### [Dataset excerpt]
▼

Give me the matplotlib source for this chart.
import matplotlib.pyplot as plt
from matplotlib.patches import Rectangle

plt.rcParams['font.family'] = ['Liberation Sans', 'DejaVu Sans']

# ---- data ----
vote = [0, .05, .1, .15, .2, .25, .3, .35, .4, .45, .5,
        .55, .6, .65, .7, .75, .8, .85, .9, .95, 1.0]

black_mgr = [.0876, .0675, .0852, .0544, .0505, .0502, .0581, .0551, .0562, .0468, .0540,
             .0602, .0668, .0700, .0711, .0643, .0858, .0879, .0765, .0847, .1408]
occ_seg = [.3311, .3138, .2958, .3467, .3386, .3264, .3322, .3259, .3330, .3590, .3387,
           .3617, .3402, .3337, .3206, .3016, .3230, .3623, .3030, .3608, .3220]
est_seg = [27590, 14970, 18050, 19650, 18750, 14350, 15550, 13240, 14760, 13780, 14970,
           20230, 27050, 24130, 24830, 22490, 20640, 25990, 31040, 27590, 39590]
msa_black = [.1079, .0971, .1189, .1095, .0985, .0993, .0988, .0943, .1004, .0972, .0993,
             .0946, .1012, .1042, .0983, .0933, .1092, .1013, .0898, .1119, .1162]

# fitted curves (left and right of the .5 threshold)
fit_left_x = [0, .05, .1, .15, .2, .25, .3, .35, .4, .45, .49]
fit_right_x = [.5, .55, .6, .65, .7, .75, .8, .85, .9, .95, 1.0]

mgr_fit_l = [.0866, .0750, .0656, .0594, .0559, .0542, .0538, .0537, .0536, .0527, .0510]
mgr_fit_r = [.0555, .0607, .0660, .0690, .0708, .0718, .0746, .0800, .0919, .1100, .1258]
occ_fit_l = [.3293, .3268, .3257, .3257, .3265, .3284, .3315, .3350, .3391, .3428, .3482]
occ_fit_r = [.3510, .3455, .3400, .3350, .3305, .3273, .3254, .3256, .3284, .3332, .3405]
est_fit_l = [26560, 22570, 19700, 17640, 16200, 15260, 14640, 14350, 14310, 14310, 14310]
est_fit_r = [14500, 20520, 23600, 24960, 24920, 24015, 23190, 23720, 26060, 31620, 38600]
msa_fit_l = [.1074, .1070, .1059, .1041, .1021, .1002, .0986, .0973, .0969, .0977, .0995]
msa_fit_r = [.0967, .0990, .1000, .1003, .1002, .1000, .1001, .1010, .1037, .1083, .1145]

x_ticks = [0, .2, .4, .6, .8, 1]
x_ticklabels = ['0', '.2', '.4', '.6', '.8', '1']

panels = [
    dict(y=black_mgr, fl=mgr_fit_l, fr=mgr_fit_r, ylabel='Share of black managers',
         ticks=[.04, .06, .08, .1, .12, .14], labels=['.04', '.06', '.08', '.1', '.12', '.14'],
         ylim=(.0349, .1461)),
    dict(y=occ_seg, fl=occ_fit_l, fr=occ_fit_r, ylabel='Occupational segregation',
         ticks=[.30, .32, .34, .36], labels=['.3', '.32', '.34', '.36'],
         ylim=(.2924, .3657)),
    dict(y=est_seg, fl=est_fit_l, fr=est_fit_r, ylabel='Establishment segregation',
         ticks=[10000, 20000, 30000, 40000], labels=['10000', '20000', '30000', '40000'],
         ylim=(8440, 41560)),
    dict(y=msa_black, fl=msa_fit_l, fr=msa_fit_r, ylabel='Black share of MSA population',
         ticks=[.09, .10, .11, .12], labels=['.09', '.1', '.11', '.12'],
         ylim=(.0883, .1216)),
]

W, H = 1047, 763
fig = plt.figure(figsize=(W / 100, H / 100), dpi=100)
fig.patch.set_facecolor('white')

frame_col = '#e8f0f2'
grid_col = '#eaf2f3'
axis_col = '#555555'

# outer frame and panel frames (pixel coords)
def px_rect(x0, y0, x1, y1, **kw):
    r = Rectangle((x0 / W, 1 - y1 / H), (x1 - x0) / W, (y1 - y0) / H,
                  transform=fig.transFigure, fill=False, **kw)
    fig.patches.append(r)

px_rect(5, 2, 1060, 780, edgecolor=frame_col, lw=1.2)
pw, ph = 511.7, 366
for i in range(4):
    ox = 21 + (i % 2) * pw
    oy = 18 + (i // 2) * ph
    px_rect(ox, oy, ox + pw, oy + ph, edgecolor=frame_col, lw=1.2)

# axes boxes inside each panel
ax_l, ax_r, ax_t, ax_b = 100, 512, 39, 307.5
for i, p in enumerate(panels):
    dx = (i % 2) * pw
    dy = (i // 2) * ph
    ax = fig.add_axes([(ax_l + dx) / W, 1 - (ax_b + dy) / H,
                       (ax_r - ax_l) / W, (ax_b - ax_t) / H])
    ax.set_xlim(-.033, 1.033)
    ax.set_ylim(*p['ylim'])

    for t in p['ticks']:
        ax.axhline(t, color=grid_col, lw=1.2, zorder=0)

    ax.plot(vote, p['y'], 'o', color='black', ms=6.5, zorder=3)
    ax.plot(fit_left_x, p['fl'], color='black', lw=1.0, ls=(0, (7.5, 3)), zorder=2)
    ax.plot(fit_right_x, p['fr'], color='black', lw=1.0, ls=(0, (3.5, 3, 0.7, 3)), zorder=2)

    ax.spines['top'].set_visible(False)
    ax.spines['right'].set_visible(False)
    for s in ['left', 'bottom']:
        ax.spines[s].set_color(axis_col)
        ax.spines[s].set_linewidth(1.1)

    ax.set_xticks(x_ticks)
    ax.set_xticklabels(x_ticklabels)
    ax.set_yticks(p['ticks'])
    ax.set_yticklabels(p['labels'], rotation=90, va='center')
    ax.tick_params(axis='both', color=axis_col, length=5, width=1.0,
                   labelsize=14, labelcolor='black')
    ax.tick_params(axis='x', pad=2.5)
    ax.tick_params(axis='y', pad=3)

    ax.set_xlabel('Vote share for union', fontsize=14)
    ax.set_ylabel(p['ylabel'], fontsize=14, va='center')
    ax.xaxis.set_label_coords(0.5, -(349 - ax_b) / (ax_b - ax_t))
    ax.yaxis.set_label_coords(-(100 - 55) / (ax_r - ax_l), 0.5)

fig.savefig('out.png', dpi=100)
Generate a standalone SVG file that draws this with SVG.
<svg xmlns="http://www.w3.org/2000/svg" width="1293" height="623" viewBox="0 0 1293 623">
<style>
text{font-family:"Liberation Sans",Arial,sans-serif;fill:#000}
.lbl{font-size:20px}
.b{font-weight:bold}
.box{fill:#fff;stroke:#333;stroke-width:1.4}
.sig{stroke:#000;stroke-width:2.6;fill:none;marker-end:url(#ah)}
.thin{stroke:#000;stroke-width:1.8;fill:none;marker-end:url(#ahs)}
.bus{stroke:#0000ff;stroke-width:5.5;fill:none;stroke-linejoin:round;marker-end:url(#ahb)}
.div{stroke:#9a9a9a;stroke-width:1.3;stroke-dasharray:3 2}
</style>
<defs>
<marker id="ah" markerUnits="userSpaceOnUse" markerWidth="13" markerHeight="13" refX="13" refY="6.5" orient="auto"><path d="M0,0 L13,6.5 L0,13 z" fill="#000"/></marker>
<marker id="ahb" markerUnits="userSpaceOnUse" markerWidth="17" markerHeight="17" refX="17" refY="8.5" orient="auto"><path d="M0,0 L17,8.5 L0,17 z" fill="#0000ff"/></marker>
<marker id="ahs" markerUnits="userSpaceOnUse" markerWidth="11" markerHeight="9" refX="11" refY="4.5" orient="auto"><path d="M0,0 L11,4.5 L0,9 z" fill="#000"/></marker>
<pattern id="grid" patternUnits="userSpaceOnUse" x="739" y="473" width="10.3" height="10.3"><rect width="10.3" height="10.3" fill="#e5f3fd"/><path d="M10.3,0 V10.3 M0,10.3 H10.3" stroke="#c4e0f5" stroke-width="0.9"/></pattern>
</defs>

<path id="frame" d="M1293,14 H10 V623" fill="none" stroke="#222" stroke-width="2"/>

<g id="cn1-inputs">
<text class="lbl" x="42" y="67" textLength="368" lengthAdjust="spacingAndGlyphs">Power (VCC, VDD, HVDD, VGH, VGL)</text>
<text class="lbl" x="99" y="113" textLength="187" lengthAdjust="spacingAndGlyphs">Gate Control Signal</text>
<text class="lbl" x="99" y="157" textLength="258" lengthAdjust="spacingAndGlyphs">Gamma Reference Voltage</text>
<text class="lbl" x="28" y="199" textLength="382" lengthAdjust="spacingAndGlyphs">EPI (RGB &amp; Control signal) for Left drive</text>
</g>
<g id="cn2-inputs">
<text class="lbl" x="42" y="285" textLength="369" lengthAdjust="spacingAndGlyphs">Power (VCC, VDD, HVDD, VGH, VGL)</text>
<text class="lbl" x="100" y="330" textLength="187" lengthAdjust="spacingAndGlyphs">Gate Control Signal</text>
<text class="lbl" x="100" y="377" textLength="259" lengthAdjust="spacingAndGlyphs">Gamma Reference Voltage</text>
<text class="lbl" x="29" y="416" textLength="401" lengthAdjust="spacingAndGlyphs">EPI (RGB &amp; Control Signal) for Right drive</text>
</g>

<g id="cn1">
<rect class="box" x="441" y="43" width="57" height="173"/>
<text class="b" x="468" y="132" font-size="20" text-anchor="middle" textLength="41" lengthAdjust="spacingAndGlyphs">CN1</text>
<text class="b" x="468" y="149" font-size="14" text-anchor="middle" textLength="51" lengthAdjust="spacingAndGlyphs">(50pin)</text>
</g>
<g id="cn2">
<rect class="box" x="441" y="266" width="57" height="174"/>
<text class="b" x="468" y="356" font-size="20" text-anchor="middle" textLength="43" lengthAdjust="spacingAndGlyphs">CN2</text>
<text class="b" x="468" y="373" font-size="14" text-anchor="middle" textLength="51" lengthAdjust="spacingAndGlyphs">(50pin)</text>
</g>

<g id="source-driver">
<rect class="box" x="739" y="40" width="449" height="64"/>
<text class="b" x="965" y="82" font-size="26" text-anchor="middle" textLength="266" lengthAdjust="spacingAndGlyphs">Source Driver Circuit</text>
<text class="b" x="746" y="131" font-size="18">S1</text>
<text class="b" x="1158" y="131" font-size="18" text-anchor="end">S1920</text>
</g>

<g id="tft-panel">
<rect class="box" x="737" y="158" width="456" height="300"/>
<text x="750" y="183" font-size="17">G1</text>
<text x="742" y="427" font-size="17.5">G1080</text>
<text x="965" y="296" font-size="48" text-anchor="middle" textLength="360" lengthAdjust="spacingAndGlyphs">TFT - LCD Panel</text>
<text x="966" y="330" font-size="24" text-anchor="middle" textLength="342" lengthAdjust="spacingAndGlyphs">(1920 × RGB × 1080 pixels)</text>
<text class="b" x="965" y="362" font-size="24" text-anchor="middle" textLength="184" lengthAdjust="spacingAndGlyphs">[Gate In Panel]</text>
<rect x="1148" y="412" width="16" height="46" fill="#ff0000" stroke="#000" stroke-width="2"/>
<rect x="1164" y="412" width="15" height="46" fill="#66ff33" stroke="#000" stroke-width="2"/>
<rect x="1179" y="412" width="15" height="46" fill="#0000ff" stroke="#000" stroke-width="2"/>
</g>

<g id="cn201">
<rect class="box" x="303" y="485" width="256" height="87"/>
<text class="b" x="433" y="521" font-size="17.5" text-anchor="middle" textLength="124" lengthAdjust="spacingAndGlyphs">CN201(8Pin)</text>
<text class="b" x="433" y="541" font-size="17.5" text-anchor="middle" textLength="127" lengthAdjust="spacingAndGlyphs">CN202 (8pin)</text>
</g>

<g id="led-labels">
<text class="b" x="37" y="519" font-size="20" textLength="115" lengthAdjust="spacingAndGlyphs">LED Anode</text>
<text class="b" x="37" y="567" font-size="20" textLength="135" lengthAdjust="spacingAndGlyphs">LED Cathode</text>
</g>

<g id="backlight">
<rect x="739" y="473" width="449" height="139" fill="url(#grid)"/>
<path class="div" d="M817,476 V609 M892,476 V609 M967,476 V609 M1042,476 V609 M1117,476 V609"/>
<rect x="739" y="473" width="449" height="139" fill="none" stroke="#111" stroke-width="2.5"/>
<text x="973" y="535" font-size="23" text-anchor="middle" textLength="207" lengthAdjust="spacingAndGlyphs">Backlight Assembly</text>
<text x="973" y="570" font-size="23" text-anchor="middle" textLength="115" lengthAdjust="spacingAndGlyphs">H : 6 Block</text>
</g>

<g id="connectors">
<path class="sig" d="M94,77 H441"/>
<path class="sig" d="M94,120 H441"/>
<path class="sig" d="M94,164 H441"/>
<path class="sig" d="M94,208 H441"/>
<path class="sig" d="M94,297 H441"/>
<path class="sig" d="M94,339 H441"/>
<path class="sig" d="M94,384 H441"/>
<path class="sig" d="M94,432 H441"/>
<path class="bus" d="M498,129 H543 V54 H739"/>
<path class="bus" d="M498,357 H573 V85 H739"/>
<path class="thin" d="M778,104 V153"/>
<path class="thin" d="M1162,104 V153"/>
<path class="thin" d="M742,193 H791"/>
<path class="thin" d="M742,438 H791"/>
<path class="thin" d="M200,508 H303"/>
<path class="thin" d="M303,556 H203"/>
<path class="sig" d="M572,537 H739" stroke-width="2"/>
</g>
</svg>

▲

### [Challenge]
Which lines contain "matplotlib"? Show each of them.

### [Solution for this exercise]
Give me the matplotlib source for this chart.
import matplotlib.pyplot as plt
from matplotlib.patches import Rectangle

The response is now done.